Given instruction ▸
Take the lines from the beginning of the material through the line containing "(0,0) rectangle (791,1122);" and retype them exactly, leaving the pictures out.

↓

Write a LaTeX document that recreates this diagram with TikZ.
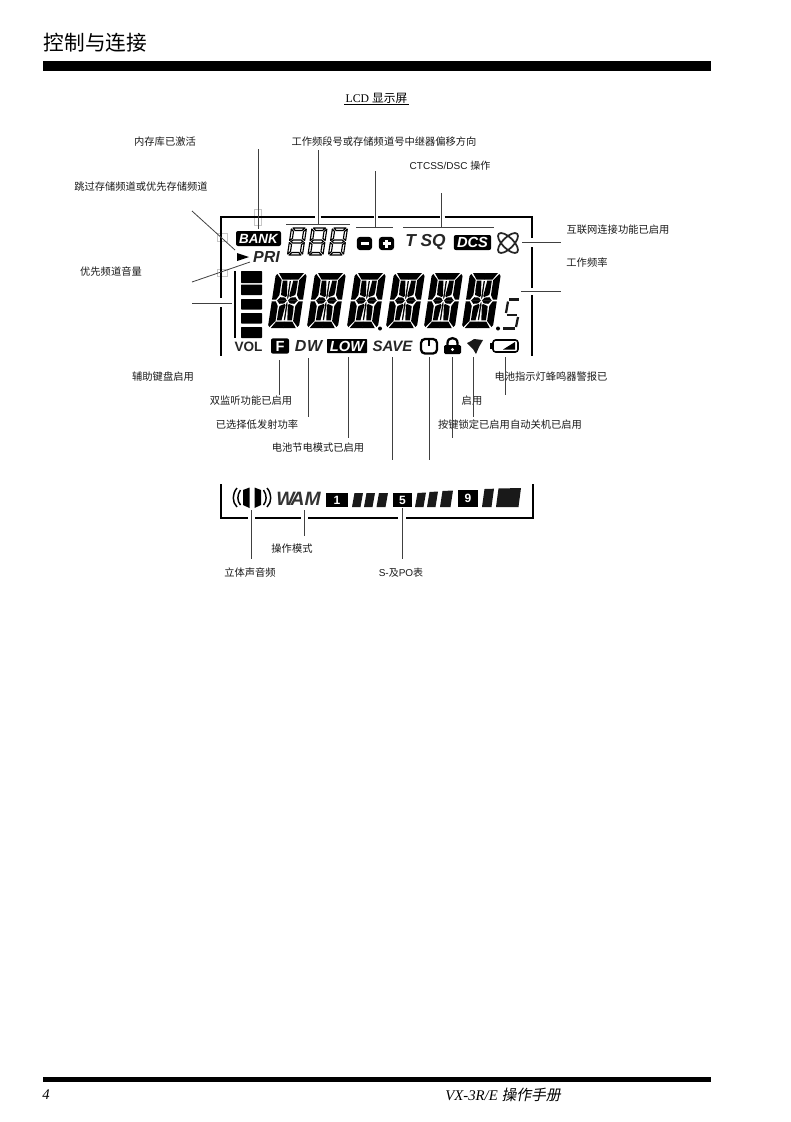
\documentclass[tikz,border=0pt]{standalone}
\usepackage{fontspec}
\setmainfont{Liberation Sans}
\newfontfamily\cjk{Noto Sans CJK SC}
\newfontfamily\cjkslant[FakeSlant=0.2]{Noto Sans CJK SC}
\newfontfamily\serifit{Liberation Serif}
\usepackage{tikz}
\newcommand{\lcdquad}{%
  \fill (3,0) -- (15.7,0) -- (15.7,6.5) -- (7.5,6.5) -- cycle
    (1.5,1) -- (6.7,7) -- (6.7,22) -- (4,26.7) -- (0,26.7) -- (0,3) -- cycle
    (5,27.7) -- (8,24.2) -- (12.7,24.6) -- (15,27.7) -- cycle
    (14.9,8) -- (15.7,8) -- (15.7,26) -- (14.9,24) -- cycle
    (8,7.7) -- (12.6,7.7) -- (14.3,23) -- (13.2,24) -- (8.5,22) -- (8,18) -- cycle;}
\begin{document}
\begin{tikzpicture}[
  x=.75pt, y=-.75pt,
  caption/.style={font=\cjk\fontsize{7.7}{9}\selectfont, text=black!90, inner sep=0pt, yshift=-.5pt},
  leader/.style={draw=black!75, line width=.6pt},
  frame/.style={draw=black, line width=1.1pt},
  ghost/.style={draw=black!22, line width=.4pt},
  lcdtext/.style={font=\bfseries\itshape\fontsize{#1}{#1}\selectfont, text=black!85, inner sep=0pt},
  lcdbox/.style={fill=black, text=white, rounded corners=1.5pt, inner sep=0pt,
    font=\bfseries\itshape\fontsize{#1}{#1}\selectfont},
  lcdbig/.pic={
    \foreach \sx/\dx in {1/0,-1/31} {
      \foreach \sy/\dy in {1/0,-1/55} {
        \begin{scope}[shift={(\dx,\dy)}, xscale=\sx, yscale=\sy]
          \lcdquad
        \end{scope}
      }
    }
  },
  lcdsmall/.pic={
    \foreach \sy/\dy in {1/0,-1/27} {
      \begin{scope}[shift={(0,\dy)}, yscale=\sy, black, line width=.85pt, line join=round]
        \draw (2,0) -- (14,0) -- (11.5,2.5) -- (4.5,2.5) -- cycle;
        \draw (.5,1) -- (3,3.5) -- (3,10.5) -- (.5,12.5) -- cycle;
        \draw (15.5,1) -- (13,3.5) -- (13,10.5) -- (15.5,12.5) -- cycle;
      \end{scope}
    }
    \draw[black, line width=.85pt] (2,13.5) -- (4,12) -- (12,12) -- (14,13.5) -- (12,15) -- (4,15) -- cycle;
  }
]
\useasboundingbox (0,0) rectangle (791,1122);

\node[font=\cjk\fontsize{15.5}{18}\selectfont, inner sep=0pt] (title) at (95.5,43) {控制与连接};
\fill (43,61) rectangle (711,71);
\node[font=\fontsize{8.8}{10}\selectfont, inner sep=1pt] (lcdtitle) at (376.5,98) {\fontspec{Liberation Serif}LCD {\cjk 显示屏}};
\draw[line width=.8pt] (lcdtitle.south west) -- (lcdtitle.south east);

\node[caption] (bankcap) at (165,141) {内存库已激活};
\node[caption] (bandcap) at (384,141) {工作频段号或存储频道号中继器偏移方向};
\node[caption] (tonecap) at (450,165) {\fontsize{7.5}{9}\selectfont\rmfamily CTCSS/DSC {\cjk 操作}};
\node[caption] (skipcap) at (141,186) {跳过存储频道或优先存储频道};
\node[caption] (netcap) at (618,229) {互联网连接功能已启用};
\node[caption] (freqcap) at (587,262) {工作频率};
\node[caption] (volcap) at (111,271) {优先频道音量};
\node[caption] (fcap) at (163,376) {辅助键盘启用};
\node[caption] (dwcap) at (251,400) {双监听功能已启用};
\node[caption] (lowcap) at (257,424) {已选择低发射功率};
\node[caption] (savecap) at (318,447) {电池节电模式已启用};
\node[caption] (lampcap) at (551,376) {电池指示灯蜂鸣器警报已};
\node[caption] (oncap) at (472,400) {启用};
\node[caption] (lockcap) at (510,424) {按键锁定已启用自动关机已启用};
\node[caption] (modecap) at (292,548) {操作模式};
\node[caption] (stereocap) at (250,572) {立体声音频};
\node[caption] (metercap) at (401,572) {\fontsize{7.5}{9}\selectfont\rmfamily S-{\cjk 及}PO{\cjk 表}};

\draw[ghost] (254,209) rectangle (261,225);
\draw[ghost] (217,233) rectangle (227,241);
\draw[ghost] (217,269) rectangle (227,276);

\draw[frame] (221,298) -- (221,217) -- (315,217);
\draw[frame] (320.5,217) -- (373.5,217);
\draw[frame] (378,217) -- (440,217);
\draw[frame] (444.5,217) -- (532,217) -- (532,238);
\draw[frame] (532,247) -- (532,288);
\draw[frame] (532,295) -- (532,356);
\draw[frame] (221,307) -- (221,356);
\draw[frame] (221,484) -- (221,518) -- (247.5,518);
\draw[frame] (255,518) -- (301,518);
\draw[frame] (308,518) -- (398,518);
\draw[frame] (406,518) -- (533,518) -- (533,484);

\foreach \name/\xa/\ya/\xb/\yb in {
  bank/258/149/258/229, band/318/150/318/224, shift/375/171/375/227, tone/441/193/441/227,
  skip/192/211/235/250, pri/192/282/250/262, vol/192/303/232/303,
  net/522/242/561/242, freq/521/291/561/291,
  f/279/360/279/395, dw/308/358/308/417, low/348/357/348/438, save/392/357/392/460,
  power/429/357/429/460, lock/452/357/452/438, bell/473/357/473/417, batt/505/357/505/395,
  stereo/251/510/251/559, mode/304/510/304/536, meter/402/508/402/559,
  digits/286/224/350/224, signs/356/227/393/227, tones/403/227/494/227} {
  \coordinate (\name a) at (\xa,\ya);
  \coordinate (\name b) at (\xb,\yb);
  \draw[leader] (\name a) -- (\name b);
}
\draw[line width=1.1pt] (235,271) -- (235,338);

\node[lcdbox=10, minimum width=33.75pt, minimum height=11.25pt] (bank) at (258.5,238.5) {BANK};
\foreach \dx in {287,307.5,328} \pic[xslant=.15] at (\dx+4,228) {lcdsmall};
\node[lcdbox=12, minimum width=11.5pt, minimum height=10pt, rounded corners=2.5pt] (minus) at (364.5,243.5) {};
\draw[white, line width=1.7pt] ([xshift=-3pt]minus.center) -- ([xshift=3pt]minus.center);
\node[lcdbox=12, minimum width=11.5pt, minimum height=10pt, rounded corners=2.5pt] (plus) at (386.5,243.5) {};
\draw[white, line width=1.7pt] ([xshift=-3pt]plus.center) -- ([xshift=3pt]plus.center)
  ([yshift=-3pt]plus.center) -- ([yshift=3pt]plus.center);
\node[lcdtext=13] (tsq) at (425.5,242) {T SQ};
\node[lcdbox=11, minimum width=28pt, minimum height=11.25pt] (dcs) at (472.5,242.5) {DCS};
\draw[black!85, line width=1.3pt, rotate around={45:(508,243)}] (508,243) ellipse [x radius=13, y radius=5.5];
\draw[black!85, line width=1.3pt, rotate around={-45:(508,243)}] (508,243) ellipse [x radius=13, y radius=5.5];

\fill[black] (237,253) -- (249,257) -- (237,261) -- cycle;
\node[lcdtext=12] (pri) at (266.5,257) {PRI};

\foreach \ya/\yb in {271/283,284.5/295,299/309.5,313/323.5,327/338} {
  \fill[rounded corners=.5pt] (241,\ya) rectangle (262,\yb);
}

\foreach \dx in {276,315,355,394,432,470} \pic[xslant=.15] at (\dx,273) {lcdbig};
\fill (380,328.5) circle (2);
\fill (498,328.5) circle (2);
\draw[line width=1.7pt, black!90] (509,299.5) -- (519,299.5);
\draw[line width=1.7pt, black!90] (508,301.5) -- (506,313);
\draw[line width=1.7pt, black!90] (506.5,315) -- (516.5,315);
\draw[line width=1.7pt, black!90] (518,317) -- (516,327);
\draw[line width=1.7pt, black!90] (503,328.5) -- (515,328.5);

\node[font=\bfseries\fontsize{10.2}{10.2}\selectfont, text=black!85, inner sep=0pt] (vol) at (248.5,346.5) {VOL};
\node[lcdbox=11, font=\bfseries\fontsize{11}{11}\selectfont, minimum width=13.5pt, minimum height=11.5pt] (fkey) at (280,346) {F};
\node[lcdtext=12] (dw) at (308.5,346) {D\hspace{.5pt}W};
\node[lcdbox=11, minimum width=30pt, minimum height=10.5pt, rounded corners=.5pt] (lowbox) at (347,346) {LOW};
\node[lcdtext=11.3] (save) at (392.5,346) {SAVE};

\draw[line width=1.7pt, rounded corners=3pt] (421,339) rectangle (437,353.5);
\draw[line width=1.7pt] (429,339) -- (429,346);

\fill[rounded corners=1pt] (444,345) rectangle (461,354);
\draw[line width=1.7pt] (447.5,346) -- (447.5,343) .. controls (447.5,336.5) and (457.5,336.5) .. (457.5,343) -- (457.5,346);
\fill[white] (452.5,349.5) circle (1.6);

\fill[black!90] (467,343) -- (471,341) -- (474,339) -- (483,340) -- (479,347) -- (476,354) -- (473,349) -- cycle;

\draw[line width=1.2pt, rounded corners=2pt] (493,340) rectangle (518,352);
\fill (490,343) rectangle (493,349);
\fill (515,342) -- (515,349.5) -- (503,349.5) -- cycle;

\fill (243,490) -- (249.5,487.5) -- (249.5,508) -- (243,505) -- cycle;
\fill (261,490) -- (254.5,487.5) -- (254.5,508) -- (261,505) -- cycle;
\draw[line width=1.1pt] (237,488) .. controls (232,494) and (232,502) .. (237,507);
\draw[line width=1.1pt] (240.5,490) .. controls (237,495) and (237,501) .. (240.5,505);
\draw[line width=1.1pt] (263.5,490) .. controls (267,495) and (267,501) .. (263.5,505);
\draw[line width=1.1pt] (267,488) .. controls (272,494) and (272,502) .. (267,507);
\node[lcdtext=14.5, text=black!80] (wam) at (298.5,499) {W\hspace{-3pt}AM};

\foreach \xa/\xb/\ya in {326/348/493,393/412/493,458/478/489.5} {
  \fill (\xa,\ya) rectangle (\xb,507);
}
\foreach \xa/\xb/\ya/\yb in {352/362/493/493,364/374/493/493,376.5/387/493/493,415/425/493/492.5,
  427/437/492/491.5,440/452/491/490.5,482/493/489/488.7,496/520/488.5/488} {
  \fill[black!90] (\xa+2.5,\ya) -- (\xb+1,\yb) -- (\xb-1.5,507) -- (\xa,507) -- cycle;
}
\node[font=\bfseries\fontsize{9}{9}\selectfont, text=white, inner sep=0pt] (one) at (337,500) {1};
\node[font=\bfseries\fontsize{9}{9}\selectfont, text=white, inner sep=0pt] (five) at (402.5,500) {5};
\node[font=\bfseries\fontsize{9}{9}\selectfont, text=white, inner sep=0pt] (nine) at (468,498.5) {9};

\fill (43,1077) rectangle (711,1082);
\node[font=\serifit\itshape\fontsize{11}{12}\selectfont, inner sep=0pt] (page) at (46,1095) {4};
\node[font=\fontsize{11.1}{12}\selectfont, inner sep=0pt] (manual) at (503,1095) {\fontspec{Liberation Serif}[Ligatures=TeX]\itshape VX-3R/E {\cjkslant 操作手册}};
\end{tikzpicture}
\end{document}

↑

Correct result ▸
Write a LaTeX document that recreates this diagram with TikZ.
\documentclass[tikz,border=0pt]{standalone}
\usepackage{fontspec}
\setmainfont{Liberation Sans}
\newfontfamily\cjk{Noto Sans CJK SC}
\newfontfamily\cjkslant[FakeSlant=0.2]{Noto Sans CJK SC}
\newfontfamily\serifit{Liberation Serif}
\usepackage{tikz}
\newcommand{\lcdquad}{%
  \fill (3,0) -- (15.7,0) -- (15.7,6.5) -- (7.5,6.5) -- cycle
    (1.5,1) -- (6.7,7) -- (6.7,22) -- (4,26.7) -- (0,26.7) -- (0,3) -- cycle
    (5,27.7) -- (8,24.2) -- (12.7,24.6) -- (15,27.7) -- cycle
    (14.9,8) -- (15.7,8) -- (15.7,26) -- (14.9,24) -- cycle
    (8,7.7) -- (12.6,7.7) -- (14.3,23) -- (13.2,24) -- (8.5,22) -- (8,18) -- cycle;}
\begin{document}
\begin{tikzpicture}[
  x=.75pt, y=-.75pt,
  caption/.style={font=\cjk\fontsize{7.7}{9}\selectfont, text=black!90, inner sep=0pt, yshift=-.5pt},
  leader/.style={draw=black!75, line width=.6pt},
  frame/.style={draw=black, line width=1.1pt},
  ghost/.style={draw=black!22, line width=.4pt},
  lcdtext/.style={font=\bfseries\itshape\fontsize{#1}{#1}\selectfont, text=black!85, inner sep=0pt},
  lcdbox/.style={fill=black, text=white, rounded corners=1.5pt, inner sep=0pt,
    font=\bfseries\itshape\fontsize{#1}{#1}\selectfont},
  lcdbig/.pic={
    \foreach \sx/\dx in {1/0,-1/31} {
      \foreach \sy/\dy in {1/0,-1/55} {
        \begin{scope}[shift={(\dx,\dy)}, xscale=\sx, yscale=\sy]
          \lcdquad
        \end{scope}
      }
    }
  },
  lcdsmall/.pic={
    \foreach \sy/\dy in {1/0,-1/27} {
      \begin{scope}[shift={(0,\dy)}, yscale=\sy, black, line width=.85pt, line join=round]
        \draw (2,0) -- (14,0) -- (11.5,2.5) -- (4.5,2.5) -- cycle;
        \draw (.5,1) -- (3,3.5) -- (3,10.5) -- (.5,12.5) -- cycle;
        \draw (15.5,1) -- (13,3.5) -- (13,10.5) -- (15.5,12.5) -- cycle;
      \end{scope}
    }
    \draw[black, line width=.85pt] (2,13.5) -- (4,12) -- (12,12) -- (14,13.5) -- (12,15) -- (4,15) -- cycle;
  }
]
\useasboundingbox (0,0) rectangle (791,1122);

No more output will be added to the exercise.